Germany sets its sights on coal phase-out

Renewable energies in Germany currently account for nearly one-third of electricity usage. However, they cover only 12 per cent of total energy demand, since the heating, industrial, and transportation sectors still largely depend on fossil fuels. An all-inclusive revision of national economic strategies is therefore now required for decarbonising energy usage to fulfill climate protection obligations.  

In 2013, the CDU/CSU/SPD coalition government committed to eliminating between 80 and 95 per cent of Germany’s greenhouse gas emissions by mid-century compared with 1990. Since carbon dioxide (CO₂ ) constitutes 88 per cent of the greenhouse gases in question, the systematic reduction of carbon-based fuel usage is essential to realizing a climate-tolerant economy. The staged retirement of Germany’s final eight nuclear reactors has been legislated by the end of 2022. The continuing expansion of renewable energy capacities is therefore essential for supplanting this lost generation. Less than a tenth of power demand is covered by costly natural gas. Domestic lignite and imported coal account for about 25 per cent and 20 per cent of electricity generation, respectively. 

To promote renewable energy deployment, Germany provides guaranteed power feed-in tariffs for operators. By 2015, wind (13.5%), solar (5.9%), bioenergy from waste (7.7%), and hydroelectric (3.0%) power accounted for 30.1 per cent of overall generation. Daily availability widely deviates from these annualized figures, however. Recurrent wind and solar deficiencies (grid “droughts”) mean that fossil fuel generation remains essential for insuring uninterrupted electricity supplies. Limited pumped hydropower reserves would be exhausted within a few hours without these conventional capacities. 

According to the most recently available data for an entire calendar year (2014), renewable energies with a total capacity of 91.8 billion watts (GW) – including 1.5 million PV solar installations (38.5 GW) and 24,867 wind turbines (38.1 GW) – delivered scarcely more electricity in Germany than lignite power plants with a capacity of 23.1 GW. Whenever this combined fluctuating generation surpasses grid demand, the excess electricity is redirected to local utilities, hydroelectric storage plants, and the export market. The necessary routing costs have been estimated at €500 million for 2015 alone by the grid operator 50Hertz.

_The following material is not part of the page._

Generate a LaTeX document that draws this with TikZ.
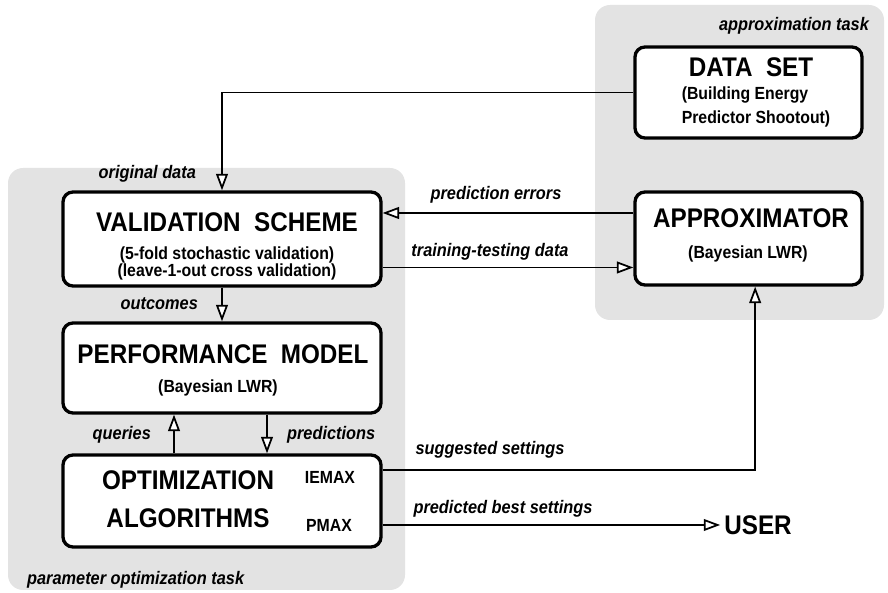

Shortly after the Paris COP21 conference, the Agora Energiewende group in Berlin presented a programme with “Eleven Principles for a Consensus on Coal” on 13 January 2016. According to these findings, the current 42 per cent usage of coal and lignite for electrical power generation must be phased out over the next quarter-century for Germany to realize its ambitious climate protection goals. Carbon-based market mechanisms will be insufficient to achieve this objective alone. “Even if the CO₂ price were to increase to about 40 euros per ton of CO₂  by 2040,” Agora notes, “the proportion of electricity generated by coal in the system would still be too high”. Overall emission reduction targets for 2030 and 2040 could not be attained without comprehensive phase-out schedules, additional carbon taxes, or public plant decommissioning premiums. 

Once nuclear power has been completely retired, more than three quarters of Germany’s energy will be derived from fossil fuels. An entirely market-based approach would be inadequate for effecting the necessary decarbonization transition. Without policy incentives, no market exists for climate-neutral transportation and buildings. In the Agora proposal, the increasing electrification of these sectors could accelerate the transformation of power generation. With electric vehicles and heat pumps drastically increasing the demand for wind and solar power, far greater capacities would be required. 

Agora has particularly emphasized the need for RWE to retire lignite power generation in the Rhineland by 2040 for Germany to attain its CO₂  reduction targets. Fulfilling this requirement would eliminate 77.8 TWh of the electricity generated in 2015, constituting 12 per cent of total grid power ( RWE also generated 46.5 TWh (7.2%) of electricity from hard coal, while nuclear contributed 14.1 per cent nationwide in 2015.  Germany would therefore have to double its current renewable energy commitment just to make RWE carbon-free while also phasing out nuclear power.